Your task is to transcribe all of the data below exactly, omitting the images.

── Information provided

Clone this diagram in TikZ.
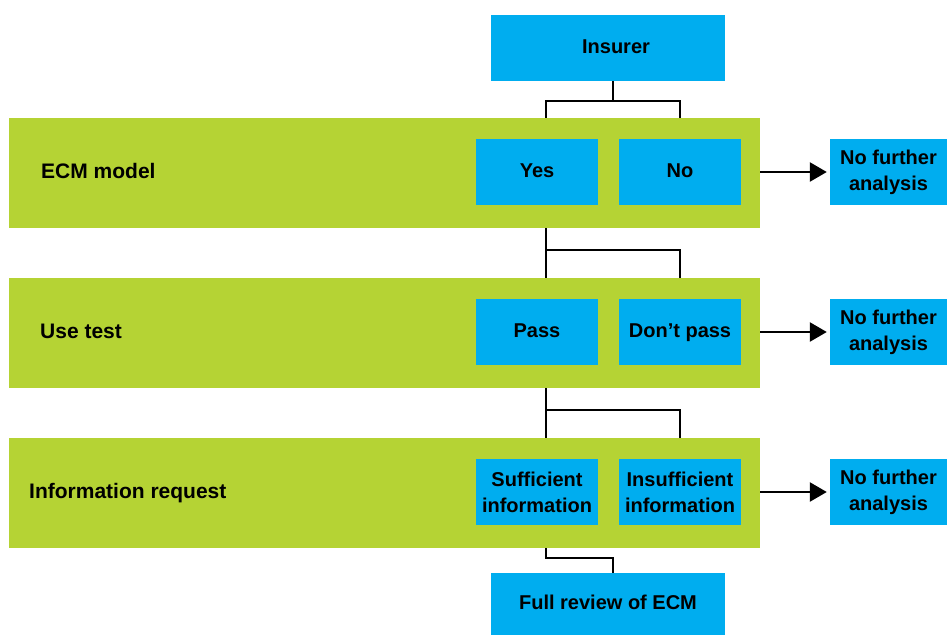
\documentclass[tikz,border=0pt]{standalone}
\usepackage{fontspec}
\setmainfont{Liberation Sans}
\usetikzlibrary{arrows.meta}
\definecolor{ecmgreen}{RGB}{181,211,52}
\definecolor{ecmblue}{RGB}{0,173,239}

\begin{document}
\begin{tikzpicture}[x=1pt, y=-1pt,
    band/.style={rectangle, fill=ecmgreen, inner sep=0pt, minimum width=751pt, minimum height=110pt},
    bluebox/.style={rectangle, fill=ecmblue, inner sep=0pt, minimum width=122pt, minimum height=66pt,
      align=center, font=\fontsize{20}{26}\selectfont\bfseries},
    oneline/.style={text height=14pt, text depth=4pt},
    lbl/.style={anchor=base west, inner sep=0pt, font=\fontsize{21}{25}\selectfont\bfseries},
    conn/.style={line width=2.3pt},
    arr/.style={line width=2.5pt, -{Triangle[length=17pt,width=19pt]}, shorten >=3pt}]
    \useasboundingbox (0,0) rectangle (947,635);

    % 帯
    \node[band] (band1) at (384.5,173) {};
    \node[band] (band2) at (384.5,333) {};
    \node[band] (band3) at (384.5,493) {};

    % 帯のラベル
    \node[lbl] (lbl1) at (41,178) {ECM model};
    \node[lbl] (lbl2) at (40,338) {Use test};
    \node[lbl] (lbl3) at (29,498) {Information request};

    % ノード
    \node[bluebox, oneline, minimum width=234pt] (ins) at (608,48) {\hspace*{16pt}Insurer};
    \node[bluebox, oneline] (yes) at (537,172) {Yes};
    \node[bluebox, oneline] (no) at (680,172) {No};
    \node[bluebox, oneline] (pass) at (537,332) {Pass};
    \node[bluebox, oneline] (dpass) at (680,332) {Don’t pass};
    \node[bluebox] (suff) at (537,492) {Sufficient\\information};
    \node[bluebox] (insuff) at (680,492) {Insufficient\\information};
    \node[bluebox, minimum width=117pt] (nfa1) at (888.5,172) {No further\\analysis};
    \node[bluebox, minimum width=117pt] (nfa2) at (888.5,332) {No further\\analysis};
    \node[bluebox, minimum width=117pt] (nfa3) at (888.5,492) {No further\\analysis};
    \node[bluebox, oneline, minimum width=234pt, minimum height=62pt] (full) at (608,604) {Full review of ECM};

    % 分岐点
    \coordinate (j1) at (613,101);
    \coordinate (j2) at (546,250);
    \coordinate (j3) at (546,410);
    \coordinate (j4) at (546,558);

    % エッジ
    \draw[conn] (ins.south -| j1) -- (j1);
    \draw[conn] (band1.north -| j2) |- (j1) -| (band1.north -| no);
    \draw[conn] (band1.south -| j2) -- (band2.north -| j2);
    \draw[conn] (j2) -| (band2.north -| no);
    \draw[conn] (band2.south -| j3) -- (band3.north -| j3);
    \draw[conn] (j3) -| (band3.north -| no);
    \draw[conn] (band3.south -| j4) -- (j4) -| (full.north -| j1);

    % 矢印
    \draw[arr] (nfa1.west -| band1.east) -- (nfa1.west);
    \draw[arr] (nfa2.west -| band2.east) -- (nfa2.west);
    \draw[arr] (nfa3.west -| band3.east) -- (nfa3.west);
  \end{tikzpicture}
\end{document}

────

• [Worked answer]:
Clone this diagram in TikZ.
\documentclass[tikz,border=0pt]{standalone}
\usepackage{fontspec}
\setmainfont{Liberation Sans}
\usetikzlibrary{arrows.meta}
\definecolor{ecmgreen}{RGB}{181,211,52}
\definecolor{ecmblue}{RGB}{0,173,239}

\begin{document}
\begin{tikzpicture}[x=1pt, y=-1pt,
    band/.style={rectangle, fill=ecmgreen, inner sep=0pt, minimum width=751pt, minimum height=110pt},
    bluebox/.style={rectangle, fill=ecmblue, inner sep=0pt, minimum width=122pt, minimum height=66pt,
      align=center, font=\fontsize{20}{26}\selectfont\bfseries},
    oneline/.style={text height=14pt, text depth=4pt},
    lbl/.style={anchor=base west, inner sep=0pt, font=\fontsize{21}{25}\selectfont\bfseries},
    conn/.style={line width=2.3pt},
    arr/.style={line width=2.5pt, -{Triangle[length=17pt,width=19pt]}, shorten >=3pt}]
    \useasboundingbox (0,0) rectangle (947,635);

    % 帯
    \node[band] (band1) at (384.5,173) {};
    \node[band] (band2) at (384.5,333) {};
    \node[band] (band3) at (384.5,493) {};

    % 帯のラベル
    \node[lbl] (lbl1) at (41,178) {ECM model};
    \node[lbl] (lbl2) at (40,338) {Use test};
    \node[lbl] (lbl3) at (29,498) {Information request};

    % ノード
    \node[bluebox, oneline, minimum width=234pt] (ins) at (608,48) {\hspace*{16pt}Insurer};
    \node[bluebox, oneline] (yes) at (537,172) {Yes};
    \node[bluebox, oneline] (no) at (680,172) {No};
    \node[bluebox, oneline] (pass) at (537,332) {Pass};
    \node[bluebox, oneline] (dpass) at (680,332) {Don’t pass};
    \node[bluebox] (suff) at (537,492) {Sufficient\\information};
    \node[bluebox] (insuff) at (680,492) {Insufficient\\information};
    \node[bluebox, minimum width=117pt] (nfa1) at (888.5,172) {No further\\analysis};
    \node[bluebox, minimum width=117pt] (nfa2) at (888.5,332) {No further\\analysis};
    \node[bluebox, minimum width=117pt] (nfa3) at (888.5,492) {No further\\analysis};
    \node[bluebox, oneline, minimum width=234pt, minimum height=62pt] (full) at (608,604) {Full review of ECM};

    % 分岐点
    \coordinate (j1) at (613,101);
    \coordinate (j2) at (546,250);
    \coordinate (j3) at (546,410);
    \coordinate (j4) at (546,558);

    % エッジ
    \draw[conn] (ins.south -| j1) -- (j1);
    \draw[conn] (band1.north -| j2) |- (j1) -| (band1.north -| no);
    \draw[conn] (band1.south -| j2) -- (band2.north -| j2);
    \draw[conn] (j2) -| (band2.north -| no);
    \draw[conn] (band2.south -| j3) -- (band3.north -| j3);
    \draw[conn] (j3) -| (band3.north -| no);
    \draw[conn] (band3.south -| j4) -- (j4) -| (full.north -| j1);

    % 矢印
    \draw[arr] (nfa1.west -| band1.east) -- (nfa1.west);
    \draw[arr] (nfa2.west -| band2.east) -- (nfa2.west);
    \draw[arr] (nfa3.west -| band3.east) -- (nfa3.west);
  \end{tikzpicture}
\end{document}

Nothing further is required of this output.